В старой школе был закон божий, предмет, отрицаемый не только учениками, но сплошь и рядом самими батюшками, которые относились к нему, как к чему-то не заслуживающему уважения, но вместе с тем в нем было много моральных проблем, которых так или иначе касались на занятиях. Другой вопрос, имела эта теория положительный результат или нет, но в известной мере проблематика моральная проходила перед учениками в теоретическом изложении, т. е. говорилось: «нельзя красть, нельзя убивать, нельзя оскорблять, нужно уважать старших, уважать родителей», – и такие отделы морали, христианской морали, которая рассчитывала на веру и на религиозное убеждение, вскрывались в теоретическом изложении, и моральные требования, хотя бы в старомодной религиозной форме, перед учениками проходили.
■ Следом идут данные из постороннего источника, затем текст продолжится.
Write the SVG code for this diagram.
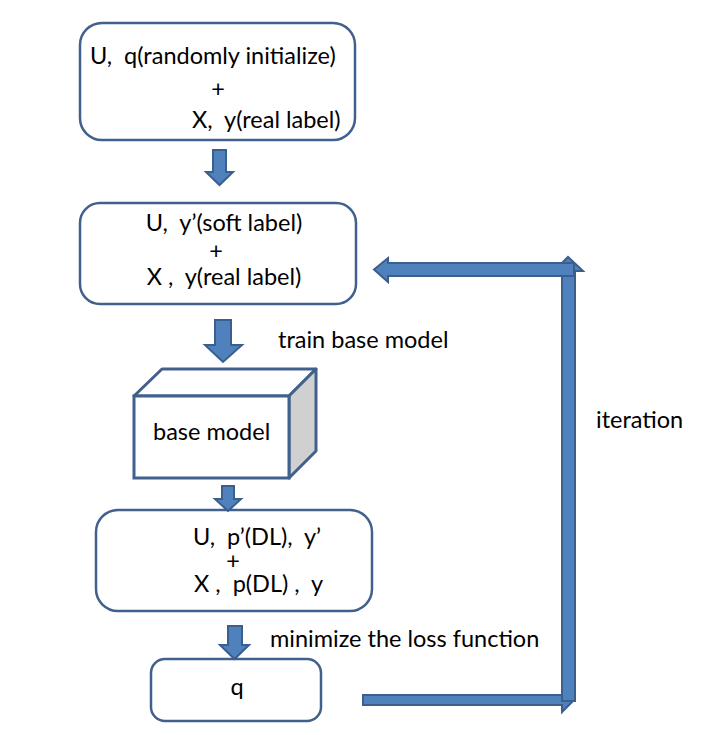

В своей практике я пришел к убеждению, что и для нас необходимо изложение теории морали. В наших современных школах такого предмета нет. Есть воспитательный коллектив, есть комсорги, пионервожатые, которые имеют возможность при желании систематическую теорию морали, теорию поведения ученикам преподнести.
Я уверен, что в развитии нашей школы в будущем мы необходимо придем к такой форме. В своей практике я принужден был теорию морали в определенном виде, в программном виде своим ученикам предлагать. Я сам не имел права ввести такой предмет – мораль, но я имел перед собой программу, мною лично составленную, которую я излагал моим воспитанникам на общих собраниях, пользуясь различными поводами.
Я в своем опыте даже имел уже разработанные конспекты таких бесед теоретического морального типа, имел время несколько совершенствовать свою работу в этом направлении, и я видел очень хорошие, большие результаты такой теории морали, конечно, несравненно бОльшие, чем могли быть результаты в старой школе в руках какого-нибудь, хотя бы и просвещенного, батюшки.
Возьмем вопрос о воровстве. Мы имеем возможность теорию честности, теорию отношения к вещам чужим, своим и государственным развить с бесконечной убедительностью, с очень строгой логикой, с большой внушаемостью, и вся конкретная теория поступков по отношению к вещам, теория запрещения воровства по своей убедительности и силе не имеют сравнения со старыми разглагольствованиями о том, что нельзя украсть, так как старая логика, что нельзя красть, а то бог накажет, мало кого убеждала. Она могла сотрясать представление о воровстве, но не действовать как торможение.
Сдержанность, уважение к женщине, к старику, уважение к себе – вся теория поступков, которые относятся к целому обществу или к коллективу, может быть предложена нашим ученикам в чрезвычайно убедительной и сильной форме.
Я считаю, что такая теория поведения, теория советского поведения, имеет настолько много данных в общественной жизни, в нашей общественной практике, в истории нашей гражданской войны, в истории нашей советской борьбы и в особенности в истории Коммунистической партии, что немного нужно усилий, чтобы такой предмет, как теория поступков, мораль, мог быть легко, красиво, убедительно предложен нашим ученикам.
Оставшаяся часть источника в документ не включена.